### EXERCISE
Copy the data exactly; pictures stay out of the copy.

═════ DATA ENTRIES ═════

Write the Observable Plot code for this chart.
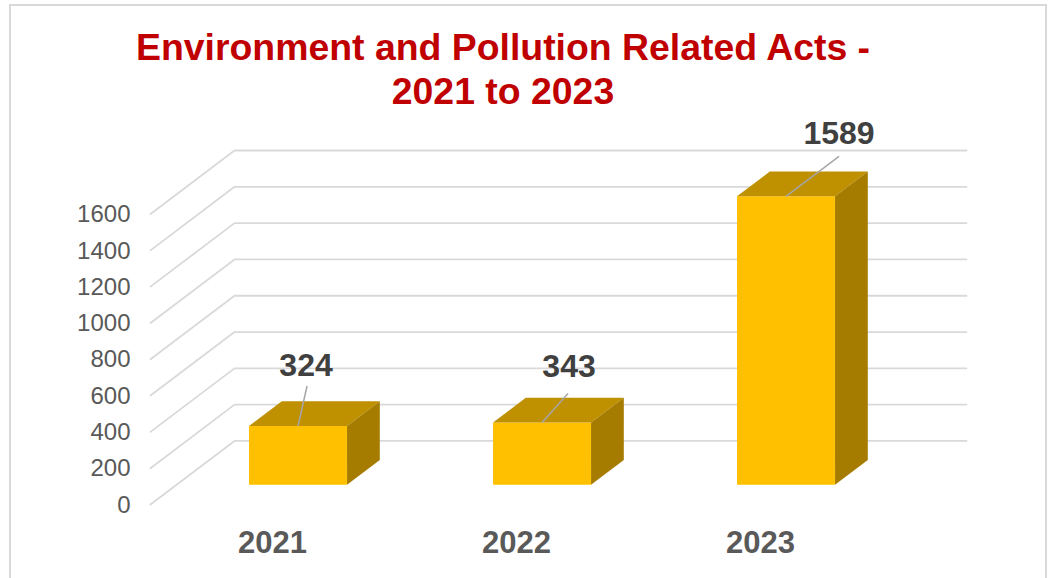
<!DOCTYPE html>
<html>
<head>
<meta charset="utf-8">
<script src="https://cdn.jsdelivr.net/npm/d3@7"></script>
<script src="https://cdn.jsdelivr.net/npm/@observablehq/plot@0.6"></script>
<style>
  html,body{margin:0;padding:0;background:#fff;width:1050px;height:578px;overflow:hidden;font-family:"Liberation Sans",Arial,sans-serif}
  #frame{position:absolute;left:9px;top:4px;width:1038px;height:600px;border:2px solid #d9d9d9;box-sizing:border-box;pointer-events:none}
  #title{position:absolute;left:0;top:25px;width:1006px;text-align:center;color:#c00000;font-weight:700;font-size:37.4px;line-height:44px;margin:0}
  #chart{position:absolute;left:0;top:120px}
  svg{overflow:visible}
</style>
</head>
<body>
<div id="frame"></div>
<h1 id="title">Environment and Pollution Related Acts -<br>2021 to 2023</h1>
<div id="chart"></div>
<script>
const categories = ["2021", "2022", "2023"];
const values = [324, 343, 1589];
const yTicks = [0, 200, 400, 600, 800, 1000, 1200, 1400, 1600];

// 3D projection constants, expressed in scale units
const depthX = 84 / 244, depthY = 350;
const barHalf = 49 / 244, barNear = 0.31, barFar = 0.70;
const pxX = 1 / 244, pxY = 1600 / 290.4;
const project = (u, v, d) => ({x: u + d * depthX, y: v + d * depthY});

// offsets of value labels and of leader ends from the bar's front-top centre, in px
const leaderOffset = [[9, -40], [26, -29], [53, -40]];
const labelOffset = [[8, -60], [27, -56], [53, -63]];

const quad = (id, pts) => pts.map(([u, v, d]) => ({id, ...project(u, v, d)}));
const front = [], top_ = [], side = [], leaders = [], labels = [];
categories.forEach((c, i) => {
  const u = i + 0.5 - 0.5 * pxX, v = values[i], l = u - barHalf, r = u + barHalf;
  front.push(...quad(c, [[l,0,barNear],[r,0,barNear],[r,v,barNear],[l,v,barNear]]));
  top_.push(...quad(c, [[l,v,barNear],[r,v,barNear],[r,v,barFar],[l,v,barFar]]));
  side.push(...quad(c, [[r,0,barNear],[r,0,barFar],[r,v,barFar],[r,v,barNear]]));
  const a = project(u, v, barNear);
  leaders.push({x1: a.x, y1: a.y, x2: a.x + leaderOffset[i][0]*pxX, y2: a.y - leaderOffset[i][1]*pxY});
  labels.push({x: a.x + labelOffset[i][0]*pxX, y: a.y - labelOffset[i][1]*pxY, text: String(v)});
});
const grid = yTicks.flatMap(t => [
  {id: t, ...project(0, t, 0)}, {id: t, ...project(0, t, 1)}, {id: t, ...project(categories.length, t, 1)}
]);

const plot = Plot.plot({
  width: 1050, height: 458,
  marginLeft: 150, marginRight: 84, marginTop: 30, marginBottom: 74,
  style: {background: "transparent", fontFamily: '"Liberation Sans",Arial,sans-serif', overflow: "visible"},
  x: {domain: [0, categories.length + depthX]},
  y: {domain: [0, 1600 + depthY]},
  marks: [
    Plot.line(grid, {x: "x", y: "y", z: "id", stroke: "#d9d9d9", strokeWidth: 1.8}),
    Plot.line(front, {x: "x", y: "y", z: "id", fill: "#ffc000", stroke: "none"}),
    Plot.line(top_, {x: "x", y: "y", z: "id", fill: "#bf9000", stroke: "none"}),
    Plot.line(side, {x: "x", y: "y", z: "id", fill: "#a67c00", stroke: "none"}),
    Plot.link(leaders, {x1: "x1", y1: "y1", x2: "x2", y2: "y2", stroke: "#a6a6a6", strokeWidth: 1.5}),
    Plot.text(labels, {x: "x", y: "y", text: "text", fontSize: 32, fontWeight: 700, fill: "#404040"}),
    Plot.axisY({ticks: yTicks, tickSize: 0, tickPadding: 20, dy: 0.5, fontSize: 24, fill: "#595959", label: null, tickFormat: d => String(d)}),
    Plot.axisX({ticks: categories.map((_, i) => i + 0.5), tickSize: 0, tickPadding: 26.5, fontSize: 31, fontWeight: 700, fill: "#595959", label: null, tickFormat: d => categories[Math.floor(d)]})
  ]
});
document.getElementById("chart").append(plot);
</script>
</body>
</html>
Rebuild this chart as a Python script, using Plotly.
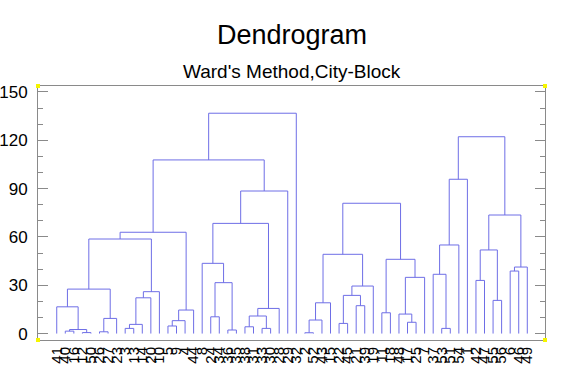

═════

### ANSWER TO THE EXERCISE
Write the Observable Plot code for this chart.
<!DOCTYPE html>
<html>
<head>
<meta charset="utf-8">
<script src="https://cdn.jsdelivr.net/npm/d3@7"></script>
<script src="https://cdn.jsdelivr.net/npm/@observablehq/plot@0.6"></script>
<style>
  html,body{margin:0;padding:0;background:#fff;width:1050px;height:578px;overflow:hidden;font-family:"Liberation Sans",Arial,sans-serif}
  #frame{position:absolute;left:9px;top:4px;width:1038px;height:600px;border:2px solid #d9d9d9;box-sizing:border-box;pointer-events:none}
  #title{position:absolute;left:0;top:25px;width:1006px;text-align:center;color:#c00000;font-weight:700;font-size:37.4px;line-height:44px;margin:0}
  #chart{position:absolute;left:0;top:120px}
  svg{overflow:visible}
</style>
</head>
<body>
<div id="frame"></div>
<h1 id="title">Environment and Pollution Related Acts -<br>2021 to 2023</h1>
<div id="chart"></div>
<script>
const categories = ["2021", "2022", "2023"];
const values = [324, 343, 1589];
const yTicks = [0, 200, 400, 600, 800, 1000, 1200, 1400, 1600];

// 3D projection constants, expressed in scale units
const depthX = 84 / 244, depthY = 350;
const barHalf = 49 / 244, barNear = 0.31, barFar = 0.70;
const pxX = 1 / 244, pxY = 1600 / 290.4;
const project = (u, v, d) => ({x: u + d * depthX, y: v + d * depthY});

// offsets of value labels and of leader ends from the bar's front-top centre, in px
const leaderOffset = [[9, -40], [26, -29], [53, -40]];
const labelOffset = [[8, -60], [27, -56], [53, -63]];

const quad = (id, pts) => pts.map(([u, v, d]) => ({id, ...project(u, v, d)}));
const front = [], top_ = [], side = [], leaders = [], labels = [];
categories.forEach((c, i) => {
  const u = i + 0.5 - 0.5 * pxX, v = values[i], l = u - barHalf, r = u + barHalf;
  front.push(...quad(c, [[l,0,barNear],[r,0,barNear],[r,v,barNear],[l,v,barNear]]));
  top_.push(...quad(c, [[l,v,barNear],[r,v,barNear],[r,v,barFar],[l,v,barFar]]));
  side.push(...quad(c, [[r,0,barNear],[r,0,barFar],[r,v,barFar],[r,v,barNear]]));
  const a = project(u, v, barNear);
  leaders.push({x1: a.x, y1: a.y, x2: a.x + leaderOffset[i][0]*pxX, y2: a.y - leaderOffset[i][1]*pxY});
  labels.push({x: a.x + labelOffset[i][0]*pxX, y: a.y - labelOffset[i][1]*pxY, text: String(v)});
});
const grid = yTicks.flatMap(t => [
  {id: t, ...project(0, t, 0)}, {id: t, ...project(0, t, 1)}, {id: t, ...project(categories.length, t, 1)}
]);

const plot = Plot.plot({
  width: 1050, height: 458,
  marginLeft: 150, marginRight: 84, marginTop: 30, marginBottom: 74,
  style: {background: "transparent", fontFamily: '"Liberation Sans",Arial,sans-serif', overflow: "visible"},
  x: {domain: [0, categories.length + depthX]},
  y: {domain: [0, 1600 + depthY]},
  marks: [
    Plot.line(grid, {x: "x", y: "y", z: "id", stroke: "#d9d9d9", strokeWidth: 1.8}),
    Plot.line(front, {x: "x", y: "y", z: "id", fill: "#ffc000", stroke: "none"}),
    Plot.line(top_, {x: "x", y: "y", z: "id", fill: "#bf9000", stroke: "none"}),
    Plot.line(side, {x: "x", y: "y", z: "id", fill: "#a67c00", stroke: "none"}),
    Plot.link(leaders, {x1: "x1", y1: "y1", x2: "x2", y2: "y2", stroke: "#a6a6a6", strokeWidth: 1.5}),
    Plot.text(labels, {x: "x", y: "y", text: "text", fontSize: 32, fontWeight: 700, fill: "#404040"}),
    Plot.axisY({ticks: yTicks, tickSize: 0, tickPadding: 20, dy: 0.5, fontSize: 24, fill: "#595959", label: null, tickFormat: d => String(d)}),
    Plot.axisX({ticks: categories.map((_, i) => i + 0.5), tickSize: 0, tickPadding: 26.5, fontSize: 31, fontWeight: 700, fill: "#595959", label: null, tickFormat: d => categories[Math.floor(d)]})
  ]
});
document.getElementById("chart").append(plot);
</script>
</body>
</html>
Rebuild this chart as a Python script, using Plotly.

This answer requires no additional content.